--- start DATA SECTION ---

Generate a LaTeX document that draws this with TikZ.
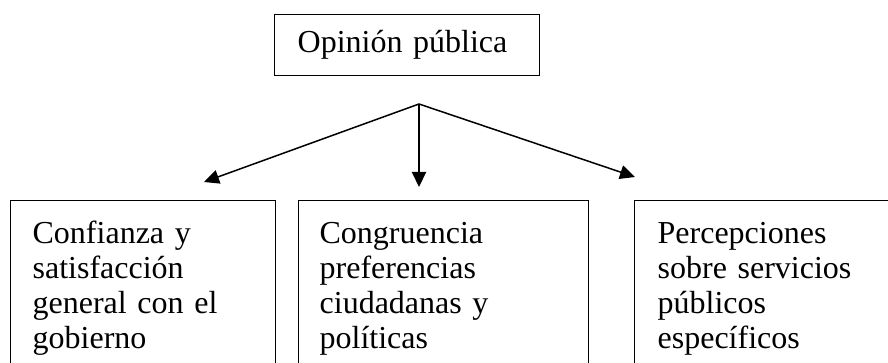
\documentclass[tikz,border=0pt]{standalone}
\usepackage{fontspec}
\setmainfont{Liberation Serif}
\usetikzlibrary{arrows.meta}
\begin{document}
\begin{tikzpicture}[x=1pt,y=-1pt,
  boxstyle/.style={draw=black, line width=1.3pt, anchor=north west, align=left,
    font=\fontsize{32}{35}\selectfont, inner ysep=0pt},
  toparrow/.style={line width=1.5pt, -{Triangle[length=15pt,width=14pt]}},
  midarrow/.style={line width=2.2pt, -{Triangle[length=15pt,width=14pt]}}]
\clip (0,0) rectangle (888,363);
\fill[white] (0,0) rectangle (888,363);
\node[boxstyle, minimum width=265pt, minimum height=61pt, text width=219pt,
      inner xsep=23pt, anchor=north west] (top) at (274,14) {Opinión pública};
\node[boxstyle, text width=221pt, inner xsep=22pt, minimum width=265pt,
      text depth=170pt, text height=43pt] (b1) at (10,200)
  {Confianza y\\satisfacción\\general con el\\gobierno};
\node[boxstyle, text width=248pt, inner xsep=21pt, minimum width=290pt,
      text depth=170pt, text height=43pt] (b2) at (298,200)
  {Congruencia\\preferencias\\ciudadanas y\\políticas};
\node[boxstyle, text width=290pt, inner xsep=23pt, minimum width=336pt,
      text depth=170pt, text height=43pt] (b3) at (634,200)
  {Percepciones\\sobre servicios\\públicos\\específicos};
\coordinate (apex) at (419,104);
\coordinate (t1) at (204,182);
\coordinate (t2) at (419,187);
\coordinate (t3) at (635,177);
\draw[toparrow] (apex) -- (t1);
\draw[toparrow] (apex) -- (t3);
\draw[midarrow] (apex) -- (t2);
\end{tikzpicture}
\end{document}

--- end DATA SECTION ---

Without the pictures, retype the whole of the material above exactly.

ANSWER TO THIS EXERCISE:
Generate a LaTeX document that draws this with TikZ.
\documentclass[tikz,border=0pt]{standalone}
\usepackage{fontspec}
\setmainfont{Liberation Serif}
\usetikzlibrary{arrows.meta}
\begin{document}
\begin{tikzpicture}[x=1pt,y=-1pt,
  boxstyle/.style={draw=black, line width=1.3pt, anchor=north west, align=left,
    font=\fontsize{32}{35}\selectfont, inner ysep=0pt},
  toparrow/.style={line width=1.5pt, -{Triangle[length=15pt,width=14pt]}},
  midarrow/.style={line width=2.2pt, -{Triangle[length=15pt,width=14pt]}}]
\clip (0,0) rectangle (888,363);
\fill[white] (0,0) rectangle (888,363);
\node[boxstyle, minimum width=265pt, minimum height=61pt, text width=219pt,
      inner xsep=23pt, anchor=north west] (top) at (274,14) {Opinión pública};
\node[boxstyle, text width=221pt, inner xsep=22pt, minimum width=265pt,
      text depth=170pt, text height=43pt] (b1) at (10,200)
  {Confianza y\\satisfacción\\general con el\\gobierno};
\node[boxstyle, text width=248pt, inner xsep=21pt, minimum width=290pt,
      text depth=170pt, text height=43pt] (b2) at (298,200)
  {Congruencia\\preferencias\\ciudadanas y\\políticas};
\node[boxstyle, text width=290pt, inner xsep=23pt, minimum width=336pt,
      text depth=170pt, text height=43pt] (b3) at (634,200)
  {Percepciones\\sobre servicios\\públicos\\específicos};
\coordinate (apex) at (419,104);
\coordinate (t1) at (204,182);
\coordinate (t2) at (419,187);
\coordinate (t3) at (635,177);
\draw[toparrow] (apex) -- (t1);
\draw[toparrow] (apex) -- (t3);
\draw[midarrow] (apex) -- (t2);
\end{tikzpicture}
\end{document}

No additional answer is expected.